Ann and Matt are packing up the fourteen years of their life in the painted lady on College.  Aaron says it's not so hard to think about moving when the pictures are off the walls and the books are in boxes.  Like the pioneers, they are choosing what to discard and what to store.  Pots and pans, books and dishes are easy to move. A garden...not so much. And so there are some newcomers to the plot of soil behind our garage: some roses, some iris, of sentimental memory.  They are watered in and pruned back and will grow patiently amidst the veggies until their new home is ready and a new garden begun. Our pioneer ancestors pulled up roots.....but they didn't sever every one.  The yellow rose we called the "Corner Rose" from the original bush at a bin site was no doubt an immigrant from some other farmstead miles away. The two fern leaved Mother's Day peonies in Lee's garden at the farm are hand me down posies brought to Missouri in a wagon. Ann and Matt will also move the limestone stepping stones picked up from the creek that runs through Redbarn.  Such are the seeds we plant to build new homes from old memories.

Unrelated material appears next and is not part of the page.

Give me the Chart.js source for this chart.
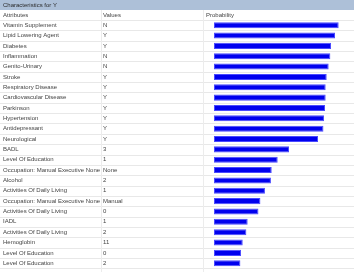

"On our 1958 covered wagon trip, my father wanted the automobile drivers backed up behind us to know that we appreciated their patience...so he had a sign maker in New York City paint a simple explanation in black and red letters...

We are Sorry For The Delay--But We Want The Children To
SEE AMERICA SLOWLY....."
Rinker Buck, The Oregon Trail

Alas!  Our black minivan is under more of a time constraint than the Bucks' family.  But our wagonload traversed eight states, saw cotton and rice and peanuts,climbed the Mississippi River flood wall at Greenville and showered in tannic cypress stained waters, ate ice cream in Arkansas, tunneled through an Ozark mountain and under a Florida bay, tried eggplant fries, blue crab in a basket, and Key Lime pie.  We saw tows and barges (Josh: Is that an aircraft carrier?)  and a guy in a jetpack turn flips in the air.  We bobbed in the Gulf and built a magnificent...if ephemeral... white sandcastle.

We know our way around a Holiday Inn Express breakfast.

No..we didn't ride the Oregon Trail in a Peter Schuttler wagon....but we sure had "pioneering spirit"!